On my return I paid fivepence for a "cabin," took my receipt for the same
in the form of a huge brass check, and went upstairs to the smoking-room.
Here, a couple of small billiard tables and several checkerboards were
being used by young working-men, who waited in relays for their turn at
the games, while many men were sitting around, smoking, reading, and
mending their clothes. The young men were hilarious, the old men were
gloomy. In fact, there were two types of men, the cheerful and the
sodden or blue, and age seemed to determine the classification.

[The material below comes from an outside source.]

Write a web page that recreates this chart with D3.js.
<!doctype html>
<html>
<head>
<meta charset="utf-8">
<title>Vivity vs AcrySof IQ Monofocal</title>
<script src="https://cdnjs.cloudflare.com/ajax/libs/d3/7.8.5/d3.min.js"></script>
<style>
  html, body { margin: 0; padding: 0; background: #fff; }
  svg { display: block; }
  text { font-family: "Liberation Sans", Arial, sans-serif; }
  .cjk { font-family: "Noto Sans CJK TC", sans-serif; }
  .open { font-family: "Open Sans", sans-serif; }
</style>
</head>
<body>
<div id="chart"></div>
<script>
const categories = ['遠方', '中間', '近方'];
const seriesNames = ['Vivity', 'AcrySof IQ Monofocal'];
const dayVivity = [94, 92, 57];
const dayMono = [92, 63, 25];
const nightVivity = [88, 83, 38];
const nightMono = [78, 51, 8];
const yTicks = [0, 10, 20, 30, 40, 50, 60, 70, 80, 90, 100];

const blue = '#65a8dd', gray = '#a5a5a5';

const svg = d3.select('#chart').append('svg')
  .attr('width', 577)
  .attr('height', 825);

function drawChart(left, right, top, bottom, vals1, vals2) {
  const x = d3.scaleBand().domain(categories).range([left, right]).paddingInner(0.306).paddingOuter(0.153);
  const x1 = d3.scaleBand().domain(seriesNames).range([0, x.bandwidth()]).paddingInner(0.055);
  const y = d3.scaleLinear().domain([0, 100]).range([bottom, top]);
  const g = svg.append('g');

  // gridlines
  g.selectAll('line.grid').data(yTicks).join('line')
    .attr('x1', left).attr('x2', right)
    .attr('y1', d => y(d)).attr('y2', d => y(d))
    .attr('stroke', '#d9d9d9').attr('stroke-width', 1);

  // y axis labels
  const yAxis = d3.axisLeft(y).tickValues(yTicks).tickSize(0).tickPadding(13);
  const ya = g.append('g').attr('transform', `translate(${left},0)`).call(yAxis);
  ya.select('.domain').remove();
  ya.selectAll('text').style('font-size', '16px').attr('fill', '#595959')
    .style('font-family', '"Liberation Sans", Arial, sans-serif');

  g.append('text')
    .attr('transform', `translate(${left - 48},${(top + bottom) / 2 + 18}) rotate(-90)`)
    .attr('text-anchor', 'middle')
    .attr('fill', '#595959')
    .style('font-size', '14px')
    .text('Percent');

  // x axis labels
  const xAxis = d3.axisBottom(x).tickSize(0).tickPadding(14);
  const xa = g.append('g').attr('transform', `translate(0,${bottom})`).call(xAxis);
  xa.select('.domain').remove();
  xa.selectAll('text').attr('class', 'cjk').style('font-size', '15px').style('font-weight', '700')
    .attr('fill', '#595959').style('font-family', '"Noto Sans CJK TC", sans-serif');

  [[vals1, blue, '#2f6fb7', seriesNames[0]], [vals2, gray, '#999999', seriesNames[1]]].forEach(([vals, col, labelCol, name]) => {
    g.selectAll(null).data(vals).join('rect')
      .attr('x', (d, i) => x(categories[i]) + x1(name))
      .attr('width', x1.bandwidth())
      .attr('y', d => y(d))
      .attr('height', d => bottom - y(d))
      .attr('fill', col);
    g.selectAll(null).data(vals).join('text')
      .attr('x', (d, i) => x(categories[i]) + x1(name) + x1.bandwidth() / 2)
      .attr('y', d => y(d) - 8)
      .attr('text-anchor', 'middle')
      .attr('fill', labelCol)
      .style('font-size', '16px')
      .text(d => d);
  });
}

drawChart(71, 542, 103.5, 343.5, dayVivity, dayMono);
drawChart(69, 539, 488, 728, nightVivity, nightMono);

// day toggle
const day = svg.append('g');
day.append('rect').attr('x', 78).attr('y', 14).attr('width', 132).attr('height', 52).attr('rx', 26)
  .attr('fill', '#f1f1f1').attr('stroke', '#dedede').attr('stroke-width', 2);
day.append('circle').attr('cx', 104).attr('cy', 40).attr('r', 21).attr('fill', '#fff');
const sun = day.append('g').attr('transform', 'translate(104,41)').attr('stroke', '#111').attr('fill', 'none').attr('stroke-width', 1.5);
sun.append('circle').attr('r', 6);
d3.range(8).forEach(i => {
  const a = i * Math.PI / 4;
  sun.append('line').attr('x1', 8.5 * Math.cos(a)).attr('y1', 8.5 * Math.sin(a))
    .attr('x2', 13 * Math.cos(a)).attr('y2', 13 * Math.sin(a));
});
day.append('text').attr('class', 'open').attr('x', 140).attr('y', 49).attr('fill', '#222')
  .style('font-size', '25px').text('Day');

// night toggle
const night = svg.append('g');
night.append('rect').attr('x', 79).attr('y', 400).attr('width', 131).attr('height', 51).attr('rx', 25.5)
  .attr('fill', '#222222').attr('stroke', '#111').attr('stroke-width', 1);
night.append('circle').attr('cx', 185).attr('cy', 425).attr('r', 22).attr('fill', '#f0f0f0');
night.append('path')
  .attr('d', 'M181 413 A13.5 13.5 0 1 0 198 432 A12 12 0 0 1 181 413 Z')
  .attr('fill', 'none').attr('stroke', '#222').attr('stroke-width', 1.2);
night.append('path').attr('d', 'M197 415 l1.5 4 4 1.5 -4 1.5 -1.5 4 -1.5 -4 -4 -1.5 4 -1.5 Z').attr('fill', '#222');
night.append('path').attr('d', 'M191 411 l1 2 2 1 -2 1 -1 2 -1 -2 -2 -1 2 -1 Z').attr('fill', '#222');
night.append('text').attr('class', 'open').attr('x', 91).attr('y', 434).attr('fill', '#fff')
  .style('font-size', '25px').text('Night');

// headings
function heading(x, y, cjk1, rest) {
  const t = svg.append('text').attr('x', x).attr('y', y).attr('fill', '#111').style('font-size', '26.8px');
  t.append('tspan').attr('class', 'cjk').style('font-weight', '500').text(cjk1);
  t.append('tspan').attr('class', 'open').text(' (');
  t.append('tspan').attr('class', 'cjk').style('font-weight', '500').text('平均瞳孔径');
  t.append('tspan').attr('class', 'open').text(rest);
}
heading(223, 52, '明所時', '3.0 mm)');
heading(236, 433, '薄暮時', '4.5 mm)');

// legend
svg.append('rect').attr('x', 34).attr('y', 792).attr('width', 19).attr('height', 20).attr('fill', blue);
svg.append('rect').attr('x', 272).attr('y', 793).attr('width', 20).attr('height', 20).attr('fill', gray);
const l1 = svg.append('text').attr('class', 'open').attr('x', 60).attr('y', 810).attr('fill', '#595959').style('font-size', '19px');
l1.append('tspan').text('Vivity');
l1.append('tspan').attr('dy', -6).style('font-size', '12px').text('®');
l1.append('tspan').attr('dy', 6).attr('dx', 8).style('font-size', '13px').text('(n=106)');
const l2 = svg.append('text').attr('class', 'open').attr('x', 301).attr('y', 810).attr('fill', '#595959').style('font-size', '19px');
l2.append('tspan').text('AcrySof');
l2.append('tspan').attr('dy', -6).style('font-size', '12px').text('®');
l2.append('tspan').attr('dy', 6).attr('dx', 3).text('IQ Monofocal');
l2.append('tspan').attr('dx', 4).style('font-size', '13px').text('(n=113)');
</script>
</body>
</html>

But no more than the two cellar rooms did this room convey the remotest
suggestion of home. Certainly there could be nothing home-like about it
to you and me, who know what home really is. On the walls were the most
preposterous and insulting notices regulating the conduct of the guests,
and at ten o'clock the lights were put out, and nothing remained but bed.

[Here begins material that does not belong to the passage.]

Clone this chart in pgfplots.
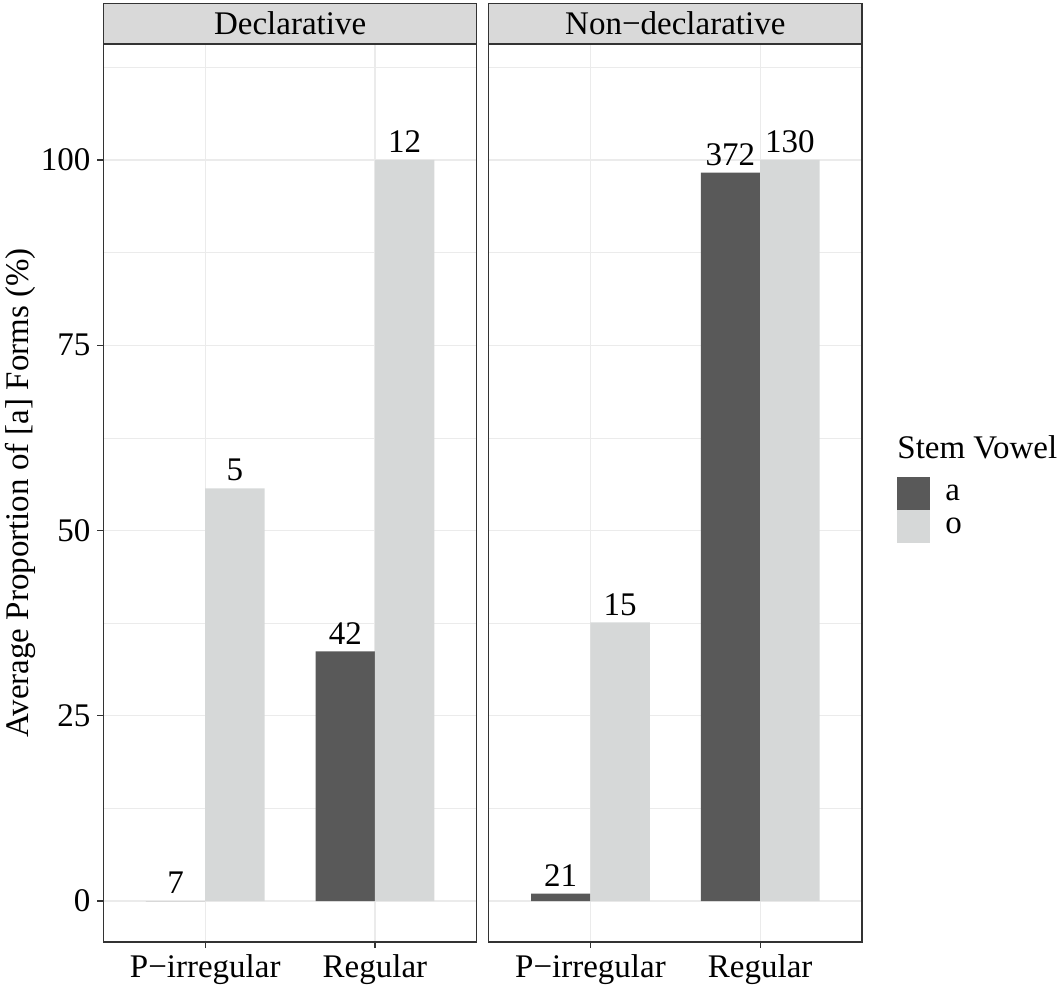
\documentclass[border=0pt]{standalone}
\usepackage{fontspec}
\setmainfont{Liberation Serif}
\usepackage{pgfplots}
\usepackage{pgfplotstable}
\pgfplotsset{compat=1.18}

\definecolor{barA}{HTML}{595959}
\definecolor{barO}{HTML}{D6D8D8}
\definecolor{stripfill}{HTML}{D9D9D9}
\definecolor{grey20}{HTML}{333333}
\definecolor{grey92}{HTML}{EBEBEB}

% x, proportion a, n a, proportion o, n o
\pgfplotstableread{
x  a     na   o     no
1  0     7    55.7  5
2  33.7  42   100   12
}\decl
\pgfplotstableread{
x  a     na   o     no
1  1.0   21   37.6  15
2  98.3  372  100   130
}\nondecl

\pgfplotsset{
  panel/.style={
    scale only axis,
    width=186.7pt, height=449pt,
    anchor=south west,
    xmin=0.4, xmax=2.6, ymin=-5.53, ymax=115.65,
    xtick={1,2}, xticklabels={P−irregular, Regular},
    ytick={0,25,50,75,100},
    minor ytick={12.5,37.5,62.5,87.5,112.5},
    xtick pos=bottom, ytick pos=left,
    ymajorgrids, yminorgrids, xmajorgrids,
    major grid style={grey92, line width=0.55pt},
    minor grid style={grey92, line width=0.3pt},
    axis line style={grey20, line width=0.6pt},
    tick align=outside,
    major tick length=3pt,
    minor tick length=0pt,
    x tick style={grey20, line width=0.55pt},
    /pgf/number format/assume math mode=true,
    ybar, bar width=0.35, bar shift=0pt,
    nodes near coords,
    point meta=explicit symbolic,
    every node near coord/.style={anchor=south, black},
    every axis title shift=0pt,
    title style={at={(0.5,1)}, anchor=south, fill=stripfill, draw=grey20,
      line width=0.6pt, minimum width=186.7pt, minimum height=20pt,
      inner sep=0pt},
  },
}

\begin{document}
\begin{tikzpicture}[font=\fontsize{16.5}{19}\selectfont]
\path[use as bounding box] (0,0) rectangle (529pt,496pt);

\begin{axis}[panel, at={(51.7pt,25pt)}, title={Declarative},
  y tick style={grey20, line width=0.55pt},
  ylabel={Average Proportion of [a] Forms (\%)},
  every axis y label/.style={at={(axis description cs:-0.2234,0.5)},
    rotate=90, anchor=center}]
  \addplot[fill=barA, draw=none]
    table[x expr=\thisrow{x}-0.175, y=a, meta=na] {\decl};
  \addplot[fill=barO, draw=none]
    table[x expr=\thisrow{x}+0.175, y=o, meta=no] {\decl};
\end{axis}

\begin{axis}[panel, at={(244.3pt,25pt)}, title={Non−declarative},
  yticklabels={}, y tick style={draw=none},
  legend cell align=left,
  legend image code/.code={\fill[#1] (0pt,-8.25pt) rectangle (16.5pt,8.25pt);},
  legend style={at={(axis description cs:1.0937,0.5178)}, anchor=north west,
    draw=none, fill=none, inner sep=0pt, row sep=0pt, column sep=7.5pt,
    nodes={inner sep=0pt},
    label={[anchor=south west, inner sep=0pt, yshift=9pt]north west:Stem Vowel}}]
  \addplot[fill=barA, draw=none]
    table[x expr=\thisrow{x}-0.175, y=a, meta=na] {\nondecl};
  \addplot[fill=barO, draw=none]
    table[x expr=\thisrow{x}+0.175, y=o, meta=no] {\nondecl};
  \legend{a, o}
\end{axis}
\end{tikzpicture}
\end{document}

This was gained by descending again to the cellar, by surrendering the
brass check to a burly doorkeeper, and by climbing a long flight of
stairs into the upper regions. I went to the top of the building and
down again, passing several floors filled with sleeping men. The
"cabins" were the best accommodation, each cabin allowing space for a
tiny bed and room alongside of it in which to undress.
The bedding was
clean, and with neither it nor the bed do I find any fault. But there
was no privacy about it, no being alone.
To get an adequate idea of a floor filled with cabins, you have merely to
magnify a layer of the pasteboard pigeon-holes of an egg-crate till each
pigeon-hole is seven feet in height and otherwise properly dimensioned,
then place the magnified layer on the floor of a large, barnlike room,
and there you have it. There are no ceilings to the pigeon-holes, the
walls are thin, and the snores from all the sleepers and every move and
turn of your nearer neighbours come plainly to your ears. And this cabin
is yours only for a little while. In the morning out you go. You cannot
put your trunk in it, or come and go when you like, or lock the door
behind you, or anything of the sort. In fact, there is no door at all,
only a doorway. If you care to remain a guest in this poor man's hotel,
you must put up with all this, and with prison regulations which impress
upon you constantly that you are nobody, with little soul of your own and
less to say about it.
Now I contend that the least a man who does his day's work should have is
a room to himself, where he can lock the door and be safe in his
possessions; where he can sit down and read by a window or look out;
where he can come and go whenever he wishes; where he can accumulate a
few personal belongings other than those he carries about with him on his
back and in his pockets; where he can hang up pictures of his mother,
sister, sweet-heart, ballet dancers, or bulldogs, as his heart listeth--in
short, one place of his own on the earth of which he can say: "This is
mine, my castle; the world stops at the threshold; here am I lord and
master." He will be a better citizen, this man; and he will do a better
day's work.
I stood on one floor of the poor man's hotel and listened. I went from
bed to bed and looked at the sleepers. They were young men, from twenty
to forty, most of them. Old men cannot afford the working-man's home.
They go to the workhouse. But I looked at the young men, scores of them,
and they were not bad-looking fellows. Their faces were made for women's
kisses, their necks for women's arms. They were lovable, as men are
lovable. They were capable of love. A woman's touch redeems and
softens, and they needed such redemption and softening instead of each
day growing harsh and harsher. And I wondered where these women were,
and heard a "harlot's ginny laugh." Leman Street, Waterloo Road,
Piccadilly, The Strand, answered me, and I knew where they were.